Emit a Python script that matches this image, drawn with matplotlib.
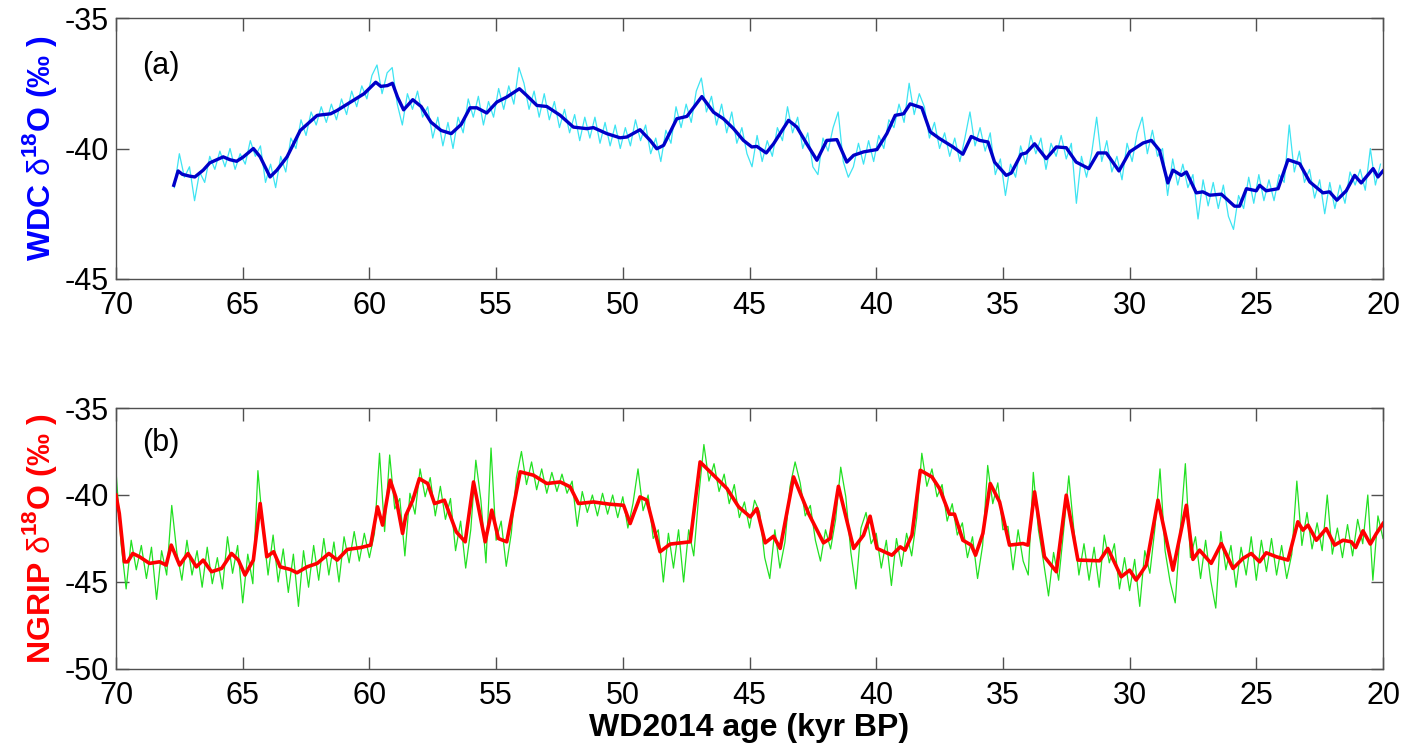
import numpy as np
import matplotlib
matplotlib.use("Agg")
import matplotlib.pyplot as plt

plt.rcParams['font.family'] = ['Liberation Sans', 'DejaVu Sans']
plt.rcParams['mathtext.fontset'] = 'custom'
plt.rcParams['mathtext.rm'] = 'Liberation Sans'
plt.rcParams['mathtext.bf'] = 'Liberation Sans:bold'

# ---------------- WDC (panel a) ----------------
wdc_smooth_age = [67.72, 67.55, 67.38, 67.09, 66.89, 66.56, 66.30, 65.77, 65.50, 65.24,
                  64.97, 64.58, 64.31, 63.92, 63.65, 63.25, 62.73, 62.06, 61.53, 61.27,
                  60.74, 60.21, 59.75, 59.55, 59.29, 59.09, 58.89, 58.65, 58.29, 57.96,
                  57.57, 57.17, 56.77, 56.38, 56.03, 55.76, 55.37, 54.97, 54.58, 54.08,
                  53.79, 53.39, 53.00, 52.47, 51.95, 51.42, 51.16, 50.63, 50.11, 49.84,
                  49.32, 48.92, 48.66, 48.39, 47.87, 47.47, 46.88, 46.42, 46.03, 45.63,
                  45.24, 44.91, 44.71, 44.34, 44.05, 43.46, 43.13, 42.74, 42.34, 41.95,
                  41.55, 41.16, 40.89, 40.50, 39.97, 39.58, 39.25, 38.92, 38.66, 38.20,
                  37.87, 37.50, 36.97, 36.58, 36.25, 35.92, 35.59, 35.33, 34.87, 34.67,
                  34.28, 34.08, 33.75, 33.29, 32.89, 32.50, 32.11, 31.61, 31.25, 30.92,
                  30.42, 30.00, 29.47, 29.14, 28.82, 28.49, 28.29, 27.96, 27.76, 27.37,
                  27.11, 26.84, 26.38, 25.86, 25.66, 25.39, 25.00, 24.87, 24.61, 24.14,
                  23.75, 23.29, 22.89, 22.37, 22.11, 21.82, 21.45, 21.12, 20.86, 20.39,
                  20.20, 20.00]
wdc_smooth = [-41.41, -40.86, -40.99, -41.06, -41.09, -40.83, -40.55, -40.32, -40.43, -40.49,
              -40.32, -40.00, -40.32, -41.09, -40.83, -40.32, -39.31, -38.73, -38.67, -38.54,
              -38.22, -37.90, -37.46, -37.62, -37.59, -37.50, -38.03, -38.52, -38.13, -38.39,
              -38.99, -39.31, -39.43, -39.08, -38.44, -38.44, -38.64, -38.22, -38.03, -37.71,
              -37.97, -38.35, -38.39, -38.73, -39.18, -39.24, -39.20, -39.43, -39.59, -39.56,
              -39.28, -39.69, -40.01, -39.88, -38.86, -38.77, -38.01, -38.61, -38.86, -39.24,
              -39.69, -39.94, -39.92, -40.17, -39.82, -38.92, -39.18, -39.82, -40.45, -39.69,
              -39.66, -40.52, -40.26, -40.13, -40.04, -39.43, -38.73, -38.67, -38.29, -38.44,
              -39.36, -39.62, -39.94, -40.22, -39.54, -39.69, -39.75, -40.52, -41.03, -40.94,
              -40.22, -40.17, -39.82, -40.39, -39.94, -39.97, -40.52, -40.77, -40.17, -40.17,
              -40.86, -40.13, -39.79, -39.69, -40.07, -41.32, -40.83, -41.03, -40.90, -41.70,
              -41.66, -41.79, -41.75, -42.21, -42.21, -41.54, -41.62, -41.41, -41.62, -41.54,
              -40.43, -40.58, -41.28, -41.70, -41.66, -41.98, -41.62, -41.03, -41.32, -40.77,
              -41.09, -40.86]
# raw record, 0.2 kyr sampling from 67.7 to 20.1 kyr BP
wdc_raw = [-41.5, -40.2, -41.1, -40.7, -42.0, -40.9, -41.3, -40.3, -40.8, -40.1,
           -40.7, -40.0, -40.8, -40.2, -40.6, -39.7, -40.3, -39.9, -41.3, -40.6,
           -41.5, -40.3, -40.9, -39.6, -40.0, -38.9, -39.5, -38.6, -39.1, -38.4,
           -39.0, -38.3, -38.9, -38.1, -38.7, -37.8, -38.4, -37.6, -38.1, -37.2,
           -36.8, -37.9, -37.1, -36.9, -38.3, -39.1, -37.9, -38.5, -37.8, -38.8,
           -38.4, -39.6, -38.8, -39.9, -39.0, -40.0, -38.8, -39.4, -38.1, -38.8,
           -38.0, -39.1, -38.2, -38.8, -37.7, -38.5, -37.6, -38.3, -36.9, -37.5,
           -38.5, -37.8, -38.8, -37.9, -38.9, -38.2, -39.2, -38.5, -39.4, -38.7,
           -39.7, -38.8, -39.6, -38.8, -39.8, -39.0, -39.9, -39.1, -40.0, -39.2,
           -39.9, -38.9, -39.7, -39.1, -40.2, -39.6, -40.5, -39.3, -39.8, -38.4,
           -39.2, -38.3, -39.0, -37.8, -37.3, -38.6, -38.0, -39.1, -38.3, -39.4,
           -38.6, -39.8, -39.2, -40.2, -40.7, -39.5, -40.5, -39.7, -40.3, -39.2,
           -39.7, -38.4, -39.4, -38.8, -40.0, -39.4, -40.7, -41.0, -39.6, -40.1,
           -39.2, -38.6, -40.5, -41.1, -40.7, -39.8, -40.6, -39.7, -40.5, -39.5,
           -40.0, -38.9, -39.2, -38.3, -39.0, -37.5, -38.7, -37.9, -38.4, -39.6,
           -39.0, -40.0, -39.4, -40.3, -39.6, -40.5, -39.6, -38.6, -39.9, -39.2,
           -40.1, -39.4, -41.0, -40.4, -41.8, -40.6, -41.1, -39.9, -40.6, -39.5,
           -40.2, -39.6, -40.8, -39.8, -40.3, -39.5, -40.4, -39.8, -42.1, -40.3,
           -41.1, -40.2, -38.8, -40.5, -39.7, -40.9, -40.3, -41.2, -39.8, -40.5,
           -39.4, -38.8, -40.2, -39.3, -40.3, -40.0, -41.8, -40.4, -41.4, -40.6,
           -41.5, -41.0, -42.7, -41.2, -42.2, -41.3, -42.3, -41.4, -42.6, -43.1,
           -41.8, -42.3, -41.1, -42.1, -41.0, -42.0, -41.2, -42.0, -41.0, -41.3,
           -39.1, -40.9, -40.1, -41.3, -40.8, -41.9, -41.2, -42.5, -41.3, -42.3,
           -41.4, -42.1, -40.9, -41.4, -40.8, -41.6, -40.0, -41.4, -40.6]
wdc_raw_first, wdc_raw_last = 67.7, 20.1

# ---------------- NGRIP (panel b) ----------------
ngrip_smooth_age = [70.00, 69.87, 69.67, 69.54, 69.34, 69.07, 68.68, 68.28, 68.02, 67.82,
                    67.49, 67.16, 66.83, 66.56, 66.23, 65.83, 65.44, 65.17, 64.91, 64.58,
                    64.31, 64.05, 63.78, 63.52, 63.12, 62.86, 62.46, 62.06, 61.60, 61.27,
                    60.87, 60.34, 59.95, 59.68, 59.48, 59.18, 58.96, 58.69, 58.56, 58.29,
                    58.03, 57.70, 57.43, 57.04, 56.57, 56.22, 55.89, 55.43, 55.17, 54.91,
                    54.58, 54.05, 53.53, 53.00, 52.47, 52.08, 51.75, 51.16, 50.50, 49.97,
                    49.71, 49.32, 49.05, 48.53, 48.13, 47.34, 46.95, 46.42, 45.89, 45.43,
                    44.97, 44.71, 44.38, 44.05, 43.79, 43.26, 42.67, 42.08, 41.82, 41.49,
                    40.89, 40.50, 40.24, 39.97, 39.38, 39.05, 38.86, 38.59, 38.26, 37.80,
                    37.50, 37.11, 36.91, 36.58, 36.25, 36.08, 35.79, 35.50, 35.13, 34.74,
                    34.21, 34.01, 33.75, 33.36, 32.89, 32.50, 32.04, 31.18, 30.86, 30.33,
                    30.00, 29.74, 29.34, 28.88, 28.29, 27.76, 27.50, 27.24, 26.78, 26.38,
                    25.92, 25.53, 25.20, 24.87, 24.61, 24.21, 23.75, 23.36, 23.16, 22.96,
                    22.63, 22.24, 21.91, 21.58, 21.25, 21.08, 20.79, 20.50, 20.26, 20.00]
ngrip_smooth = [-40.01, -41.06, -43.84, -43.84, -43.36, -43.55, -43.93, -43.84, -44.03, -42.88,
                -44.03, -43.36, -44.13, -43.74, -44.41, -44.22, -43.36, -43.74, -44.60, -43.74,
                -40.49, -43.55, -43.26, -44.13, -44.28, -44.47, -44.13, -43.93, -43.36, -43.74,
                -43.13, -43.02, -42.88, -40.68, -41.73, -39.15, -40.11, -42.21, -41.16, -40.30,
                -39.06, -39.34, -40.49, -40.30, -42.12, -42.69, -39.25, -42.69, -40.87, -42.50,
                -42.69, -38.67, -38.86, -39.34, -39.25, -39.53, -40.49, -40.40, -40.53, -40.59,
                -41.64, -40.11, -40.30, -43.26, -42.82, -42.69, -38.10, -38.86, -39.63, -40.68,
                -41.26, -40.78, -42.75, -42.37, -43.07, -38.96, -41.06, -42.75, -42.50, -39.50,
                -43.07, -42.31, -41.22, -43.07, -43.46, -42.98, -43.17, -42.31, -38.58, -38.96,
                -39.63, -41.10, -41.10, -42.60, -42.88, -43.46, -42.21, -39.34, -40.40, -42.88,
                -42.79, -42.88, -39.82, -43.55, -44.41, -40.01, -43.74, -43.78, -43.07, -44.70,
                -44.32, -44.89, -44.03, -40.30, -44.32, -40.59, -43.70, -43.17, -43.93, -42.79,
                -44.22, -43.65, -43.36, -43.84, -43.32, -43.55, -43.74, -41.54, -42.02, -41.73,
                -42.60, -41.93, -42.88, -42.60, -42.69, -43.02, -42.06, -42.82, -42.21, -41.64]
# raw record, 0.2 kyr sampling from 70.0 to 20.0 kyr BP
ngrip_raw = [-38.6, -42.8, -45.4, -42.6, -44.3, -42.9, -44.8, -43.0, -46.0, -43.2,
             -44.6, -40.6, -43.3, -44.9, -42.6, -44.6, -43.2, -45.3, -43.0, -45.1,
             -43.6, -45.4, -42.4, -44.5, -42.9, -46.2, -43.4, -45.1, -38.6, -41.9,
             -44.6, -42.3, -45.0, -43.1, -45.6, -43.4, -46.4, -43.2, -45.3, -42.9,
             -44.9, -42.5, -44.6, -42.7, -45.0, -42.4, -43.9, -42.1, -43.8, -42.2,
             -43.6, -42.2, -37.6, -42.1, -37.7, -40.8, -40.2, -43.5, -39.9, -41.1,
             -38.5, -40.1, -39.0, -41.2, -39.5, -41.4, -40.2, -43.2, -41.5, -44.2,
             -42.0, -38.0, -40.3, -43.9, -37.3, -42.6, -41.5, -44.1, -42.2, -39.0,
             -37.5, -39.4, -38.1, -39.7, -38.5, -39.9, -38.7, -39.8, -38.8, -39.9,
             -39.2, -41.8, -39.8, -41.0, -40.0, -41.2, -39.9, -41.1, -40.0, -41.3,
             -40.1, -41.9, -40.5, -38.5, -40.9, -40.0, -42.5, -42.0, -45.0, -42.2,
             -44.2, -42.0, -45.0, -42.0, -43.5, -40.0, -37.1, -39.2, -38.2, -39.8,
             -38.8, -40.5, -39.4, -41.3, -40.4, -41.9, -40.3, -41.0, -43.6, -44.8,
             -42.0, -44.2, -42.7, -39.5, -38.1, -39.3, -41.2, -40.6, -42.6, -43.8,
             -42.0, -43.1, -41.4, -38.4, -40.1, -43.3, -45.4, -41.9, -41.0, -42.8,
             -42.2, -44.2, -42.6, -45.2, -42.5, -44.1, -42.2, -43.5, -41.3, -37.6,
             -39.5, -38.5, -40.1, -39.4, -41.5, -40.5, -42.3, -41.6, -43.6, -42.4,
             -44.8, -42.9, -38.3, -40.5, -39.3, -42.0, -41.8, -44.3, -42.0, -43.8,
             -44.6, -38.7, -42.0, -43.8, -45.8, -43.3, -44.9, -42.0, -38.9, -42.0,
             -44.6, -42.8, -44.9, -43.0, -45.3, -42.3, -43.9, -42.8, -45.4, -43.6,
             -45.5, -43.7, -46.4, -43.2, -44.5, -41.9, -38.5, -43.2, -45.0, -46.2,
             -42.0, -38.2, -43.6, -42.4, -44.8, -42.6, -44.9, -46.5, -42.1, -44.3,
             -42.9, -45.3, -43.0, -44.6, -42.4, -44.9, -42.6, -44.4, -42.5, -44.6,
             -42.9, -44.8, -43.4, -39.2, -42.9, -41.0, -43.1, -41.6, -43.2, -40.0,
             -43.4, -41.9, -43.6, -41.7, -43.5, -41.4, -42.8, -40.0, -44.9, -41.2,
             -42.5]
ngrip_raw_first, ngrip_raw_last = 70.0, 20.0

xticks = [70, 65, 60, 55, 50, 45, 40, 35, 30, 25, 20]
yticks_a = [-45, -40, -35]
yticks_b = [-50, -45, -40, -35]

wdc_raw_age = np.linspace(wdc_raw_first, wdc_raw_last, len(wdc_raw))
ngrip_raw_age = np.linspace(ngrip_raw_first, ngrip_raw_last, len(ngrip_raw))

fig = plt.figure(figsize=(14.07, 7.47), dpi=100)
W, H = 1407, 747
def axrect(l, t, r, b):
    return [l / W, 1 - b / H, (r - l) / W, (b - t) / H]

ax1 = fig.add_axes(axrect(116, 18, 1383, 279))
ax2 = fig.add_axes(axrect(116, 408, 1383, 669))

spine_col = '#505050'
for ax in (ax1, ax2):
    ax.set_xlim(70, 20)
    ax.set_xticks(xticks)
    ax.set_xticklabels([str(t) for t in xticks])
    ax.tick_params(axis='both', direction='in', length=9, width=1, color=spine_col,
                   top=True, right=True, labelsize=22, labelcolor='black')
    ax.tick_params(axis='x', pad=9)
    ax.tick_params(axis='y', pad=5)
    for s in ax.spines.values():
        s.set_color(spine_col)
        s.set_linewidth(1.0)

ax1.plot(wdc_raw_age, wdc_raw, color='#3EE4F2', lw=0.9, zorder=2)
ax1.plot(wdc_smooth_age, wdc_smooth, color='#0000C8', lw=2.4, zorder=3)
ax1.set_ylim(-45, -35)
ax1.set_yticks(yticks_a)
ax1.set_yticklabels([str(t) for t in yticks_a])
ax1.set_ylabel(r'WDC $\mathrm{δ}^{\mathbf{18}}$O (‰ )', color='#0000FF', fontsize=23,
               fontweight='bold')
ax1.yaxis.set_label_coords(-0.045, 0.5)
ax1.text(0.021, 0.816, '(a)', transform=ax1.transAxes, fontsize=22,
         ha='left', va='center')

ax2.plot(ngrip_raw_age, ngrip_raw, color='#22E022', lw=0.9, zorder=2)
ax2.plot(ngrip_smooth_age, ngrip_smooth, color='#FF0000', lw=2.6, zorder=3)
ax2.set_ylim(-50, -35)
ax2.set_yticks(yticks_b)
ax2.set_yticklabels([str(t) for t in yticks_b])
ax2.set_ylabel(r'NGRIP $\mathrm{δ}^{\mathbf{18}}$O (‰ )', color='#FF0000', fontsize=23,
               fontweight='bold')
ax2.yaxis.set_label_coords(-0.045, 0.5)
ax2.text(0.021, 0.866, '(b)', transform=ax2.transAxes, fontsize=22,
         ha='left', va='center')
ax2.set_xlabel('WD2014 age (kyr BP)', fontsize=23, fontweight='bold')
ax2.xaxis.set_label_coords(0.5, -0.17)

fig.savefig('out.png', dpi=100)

━━━━━━━━

Print the data above verbatim from the first line through the line holding "plt.rcParams['mathtext.bf'] = 'Liberation", leaving every picture out.

Emit a Python script that matches this image, drawn with matplotlib.
import numpy as np
import matplotlib
matplotlib.use("Agg")
import matplotlib.pyplot as plt

plt.rcParams['font.family'] = ['Liberation Sans', 'DejaVu Sans']
plt.rcParams['mathtext.fontset'] = 'custom'
plt.rcParams['mathtext.rm'] = 'Liberation Sans'
plt.rcParams['mathtext.bf'] = 'Liberation Sans:bold'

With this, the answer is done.